A high turn-out would provide momentum for a further day of action on February 5 called to oppose government plans to loosen the mandatory 35-hour week by giving private sector employers the right to have their workforce do longer hours.

Postal workers launch this week’s protests as the right-dominated National Assembly debates a bill to open the state-owned company La Poste to competition in accordance with European Union directives. Unions also oppose a measure to create a banking subsidiary of La Poste which could be partially owned by private shareholders.

Widespread cancellations on the rail network are expected on Wednesday, as traditionally militant unions at the national operator SNCF protest against a 2005 budget that foresees the loss of some 2,660 out of 170,000 jobs.

These would come through non-replacement of departing staff rather than redundancies.

Only one commuter train into Paris in four is expected to be running, and only one in three TGV fast trains, SNCF warned. Eurostar services between Paris and London would operate normally, but only one in seven of the Thalys trains to Brussels and Amsterdam is expected to run.

The rail strike takes place in spite of an agreement worked out in September between the management of SNCF and some unions which was designed to minimise the risk of disruption. That deal fell short of government promises of an obligatory “minimum service” guarantee which proved impossible to deliver.

Unions representing five million civil servants take up the baton on Thursday in a protest centred on pay. The government has offered a general one percent increase in salaries – though this does not take account of automatic rises that kick in with seniority. Unions are demanding five percent.

Teachers are expected to be strongly represented Thursday, protesting against an education reform bill formally approved in cabinet last week.

The bill, which is supposed to reorganise the sector in order to combat declining performance figures, is opposed as “backward-looking” by unions.

Other groups protesting this week are staff at the state-owned electricity and gas concerns EDF and GDF, which could be opened to outside capital this year; and public sector surgeons, who are demanding more money and jobs.

The government has made clear that workers will not be paid for the hours during which they are on strike – an innovation introduced only in 2003.

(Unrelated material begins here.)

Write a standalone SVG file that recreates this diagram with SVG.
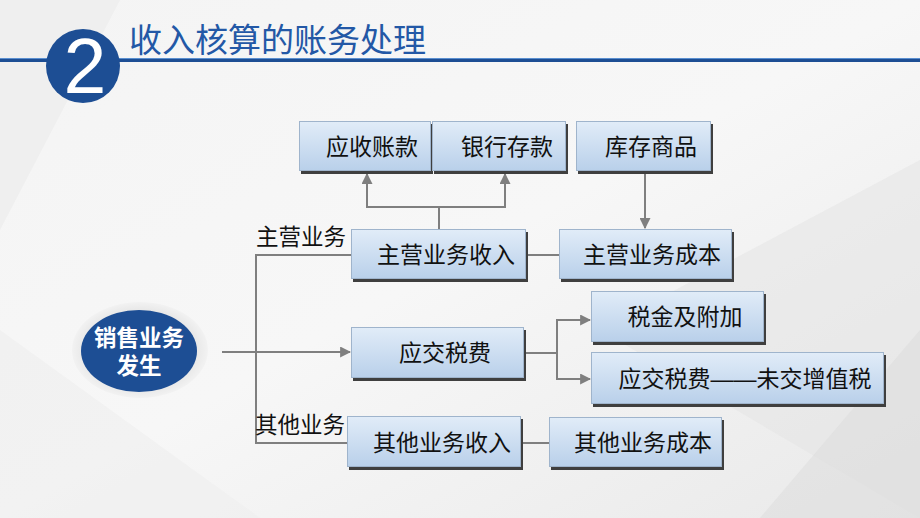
<svg xmlns="http://www.w3.org/2000/svg" width="920" height="518" viewBox="0 0 920 518">
<defs>
<linearGradient id="bg" x1="0" y1="0" x2="1" y2="1">
<stop offset="0" stop-color="#f4f4f4"/><stop offset="0.5" stop-color="#f7f7f7"/><stop offset="1" stop-color="#e9e9e9"/>
</linearGradient>
<linearGradient id="box" x1="0" y1="0" x2="0" y2="1">
<stop offset="0" stop-color="#e1ecf8"/><stop offset="1" stop-color="#b9d0ea"/>
</linearGradient>
<radialGradient id="halo" cx="0.5" cy="0.5" r="0.5">
<stop offset="0.8" stop-color="#e6e6e6"/><stop offset="1" stop-color="#f2f2f2"/>
</radialGradient>
<marker id="arr" viewBox="0 0 10 10" refX="9" refY="5" markerWidth="5.5" markerHeight="5.5" orient="auto" markerUnits="strokeWidth">
<path d="M0,0 L10,5 L0,10 z" fill="#7f7f7f"/>
</marker>
<style>
.sh{fill:#3f3f3f}
.bx{fill:url(#box);stroke:#9fb4cc;stroke-width:1}
.t{font-family:'Liberation Sans','Noto Sans CJK SC',sans-serif;font-size:23px;fill:#111111;text-anchor:middle}
.lbl{font-family:'Liberation Sans','Noto Sans CJK SC',sans-serif;font-size:22.5px;fill:#111111}
.c{fill:none;stroke:#7f7f7f;stroke-width:2}
</style>
</defs>
<rect width="920" height="518" fill="url(#bg)"/>
<polygon points="0,0 120,0 0,230" fill="#ebebeb" opacity="0.6"/>
<polygon points="920,160 600,330 920,518" fill="#e3e3e3" opacity="0.5"/>
<polygon points="760,518 920,330 920,518" fill="#dcdcdc" opacity="0.5"/>
<polygon points="0,330 260,518 0,518" fill="#efefef" opacity="0.6"/>

<g id="header">
<rect x="0" y="58" width="920" height="4" fill="#1d4e94"/>
<rect x="0" y="58" width="920" height="1" fill="#5a8fd0"/>
<circle cx="83" cy="66" r="37" fill="#1d4e94"/>
<text x="85" y="93" font-family="'Liberation Sans',sans-serif" font-size="77" fill="#ffffff" text-anchor="middle">2</text>
<text x="129" y="52" font-family="'Liberation Sans','Noto Sans CJK SC',sans-serif" font-size="33" fill="#2358a6">收入核算的账务处理</text>
</g>

<g id="connectors">
<line class="c" x1="222" y1="352" x2="350" y2="352" marker-end="url(#arr)"/>
<polyline class="c" points="352,255 256,255 256,443 348,443"/>
<line class="c" x1="439" y1="230" x2="439" y2="207"/>
<polyline class="c" points="367,207 505,207"/>
<line class="c" x1="367" y1="208" x2="367" y2="174" marker-end="url(#arr)"/>
<line class="c" x1="505" y1="208" x2="505" y2="174" marker-end="url(#arr)"/>
<line class="c" x1="645" y1="172" x2="645" y2="228" marker-end="url(#arr)"/>
<line class="c" x1="527" y1="255" x2="560" y2="255"/>
<line class="c" x1="525" y1="353" x2="557" y2="353"/>
<polyline class="c" points="557,320 557,379"/>
<line class="c" x1="556" y1="320" x2="590" y2="320" marker-end="url(#arr)"/>
<line class="c" x1="556" y1="379" x2="590" y2="379" marker-end="url(#arr)"/>
<line class="c" x1="522" y1="443" x2="550" y2="443"/>
</g>

<g id="labels">
<text class="lbl" x="256" y="245">主营业务</text>
<text class="lbl" x="255" y="433">其他业务</text>
</g>

<g id="n-sales">
<ellipse cx="140" cy="350" rx="68" ry="48" fill="url(#halo)"/>
<ellipse cx="139" cy="351" rx="58" ry="41" fill="#1d4e94"/>
<text x="139" y="346" font-family="'Liberation Sans','Noto Sans CJK SC',sans-serif" font-size="22.5" font-weight="bold" fill="#ffffff" text-anchor="middle">销售业务</text>
<text x="139" y="374" font-family="'Liberation Sans','Noto Sans CJK SC',sans-serif" font-size="22.5" font-weight="bold" fill="#ffffff" text-anchor="middle">发生</text>
</g>

<g id="n-ar">
<rect class="sh" x="301" y="124" width="132" height="50"/>
<rect class="bx" x="299.5" y="121.5" width="131" height="49"/>
<text class="t" x="372" y="155">应收账款</text>
</g>
<g id="n-bank">
<rect class="sh" x="434" y="124" width="134" height="50"/>
<rect class="bx" x="432.5" y="121.5" width="133" height="49"/>
<text class="t" x="507" y="155">银行存款</text>
</g>
<g id="n-stock">
<rect class="sh" x="578" y="124" width="135" height="50"/>
<rect class="bx" x="576.5" y="121.5" width="134" height="49"/>
<text class="t" x="651" y="155">库存商品</text>
</g>
<g id="n-main-rev">
<rect class="sh" x="353" y="232" width="175" height="50"/>
<rect class="bx" x="351.5" y="229.5" width="174" height="49"/>
<text class="t" x="446" y="263">主营业务收入</text>
</g>
<g id="n-main-cost">
<rect class="sh" x="561" y="232" width="173" height="50"/>
<rect class="bx" x="559.5" y="229.5" width="172" height="49"/>
<text class="t" x="652" y="263">主营业务成本</text>
</g>
<g id="n-tax">
<rect class="sh" x="353" y="330" width="173" height="51"/>
<rect class="bx" x="351.5" y="327.5" width="172" height="50"/>
<text class="t" x="445" y="361">应交税费</text>
</g>
<g id="n-tax-add">
<rect class="sh" x="593" y="294" width="173" height="51"/>
<rect class="bx" x="591.5" y="291.5" width="172" height="50"/>
<text class="t" x="685" y="325">税金及附加</text>
</g>
<g id="n-vat">
<rect class="sh" x="593" y="355" width="293" height="52"/>
<rect class="bx" x="591.5" y="352.5" width="292" height="51"/>
<text class="t" x="745" y="387">应交税费——未交增值税</text>
</g>
<g id="n-other-rev">
<rect class="sh" x="349" y="419" width="174" height="51"/>
<rect class="bx" x="347.5" y="416.5" width="173" height="50"/>
<text class="t" x="442" y="451">其他业务收入</text>
</g>
<g id="n-other-cost">
<rect class="sh" x="551" y="420" width="173" height="50"/>
<rect class="bx" x="549.5" y="417.5" width="172" height="49"/>
<text class="t" x="643" y="451">其他业务成本</text>
</g>
</svg>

“Civil servants know that if they are not providing a service, they are not paid. It’s normal,” said Public Service Minister Renaud Dutreil.

In the three years since it was appointed by Chirac, the government of Prime Minister Jean-Pierre Raffarin has made gradual moves towards economic liberalisation – bringing in major reforms of the pensions and social security systems.

However it has failed to adopt the radical economic agenda promoted by business leaders and some politicians from Chirac’s ruling Union for a Popular Movement (UMP) party.